Children Love Newspapers

Beth Pinyerd

“Newspaper in Education Week” is this week, March 6 through 10. “The Observer” is “for local people, by local people” which includes children.

Newspapers are truly a “golden egg” of resources and tools to be used in the early childhood classroom as well as by families who have children. 

As a classroom observer, I thoroughly enjoyed my visit to the Opelika City Schools Pre-K Center to delightfully be an adopted “Grandma” to one of the students. The students brought me pure joy as we read together, “Papa, Please Get the Moon for Me” by Eric Carle. 

While in the classroom, the director, Jolene Clark, brought in the newspaper, The Observer, to their teacher, Ms. Richards. She explained to the children that a newspaper shows the news and happenings all around them. The students loved looking at the pictures in the newspaper. She also introduced me as “Classroom Observer.”

I would like to share a few tips on how families and the classroom can use the newspaper to enhance cognitive and developmental skills in children.

Newspapers offer many lessons in language, reading, math, social studies and science.

In the early childhood classroom, we have centers set up that include art, books, blocks, home living center, puzzles and a newspaper center, which includes a table set up with newspaper pages, crayons, markers, glue, scissors, construction paper, stickers, stamps and more. At home, families can have a designated newspaper container or basket with supplies and newspapers to work with. 

I have used the newspaper to cut out different letters of the alphabet for children to identify, cut out and glue on construction paper or cards. Whole words can be cut from the newspaper along with pictures. These can be glued on index cards to be used as sight words in the classroom, home or even when traveling to keep young children occupied.

Children love to look at the pictures in newspapers. Their favorite pictures can be used to write language experience stories to share with their class or families. Children love to read their own stories by showing pictures. Don’t forget the comics section page. Children love to express what they see in their favorite cartoons. 

Newspapers are full of numbers for math lessons. Children can do a “Search a Number” in the newspapers. They can go through the pages pointing, saying and circling the numbers. The grocery store pamphlets, advertising circulars and coupons offer many math lessons. 

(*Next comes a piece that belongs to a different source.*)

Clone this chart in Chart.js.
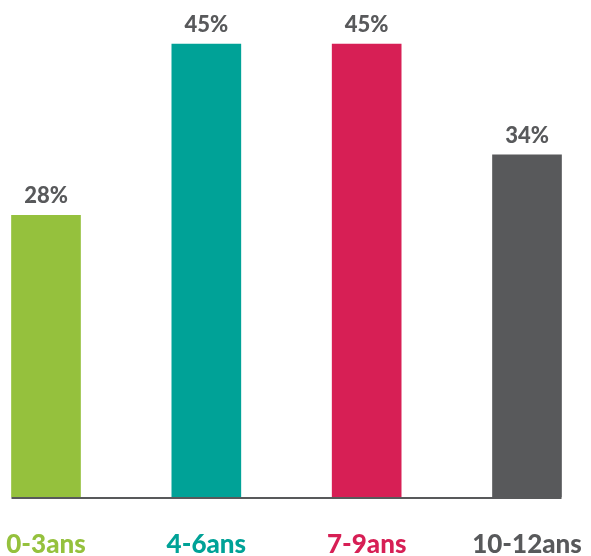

Children love to pretend to sell foods in the home living center as a grocery store. Foods and costs can be cut out of the newspaper to put in a pretend store to sell. Include a pretend cashier and pretend customers as part of the role-playing activity. Teachers and parents can oversee this role-playing while young children learn how to count money from newspaper grocery circulars. Children can learn that coupons in the newspapers save money on food. 

Families with young children can have coupon clipping get-togethers as children learn what the items are by pictures and how much each item costs. 

Ann Cipperly shares recipes in The Observer. Different recipes can be measurement lessons using different ingredients in the kitchen. 

Newspapers cover whole communities in Lee County. From a social studies view, children can learn about community functions such as city meetings, community helpers and what they do, citizens contributing to the community, school events, city programs, sports events and state happenings. Adults can glean from our newspaper and share with children what is going on in a way they can understand. The newspaper offers a way for children to learn to appreciate where they live. 

The newspaper comes with magazines such as LIVE Lee, which offers another valuable resource for children to learn about the different happenings in our community. Pictures of homes can be cut out of the real estate magazine to show that Lee County has city life and rural life and that people live in different kinds of homes such as apartments, mobile homes, wooden homes, brick homes and more. 

From the science point of view, weather and seasonal events are covered in the newspaper and can be used to teach children. We see pictures of different animals in the newspaper such as household pets, wild animals in nearby woods, insects, zoo animals and more. These pictures provide valuable resources for the early childhood classroom, as well as for families with children. 

For life lessons, columnists offer many subjects to ponder and share with children on their level. I still remember as a young child how my mother, who was a teacher, would sit down with me and share our local newspaper from cover to cover in a way my young mind could understand. Those lessons she shared with me from our local community newspaper truly stuck in my heart in appreciation of where I live in Lee County, a place for the young and the old. Thank you Observer for continuing to share a newspaper “for local people, by the local people.”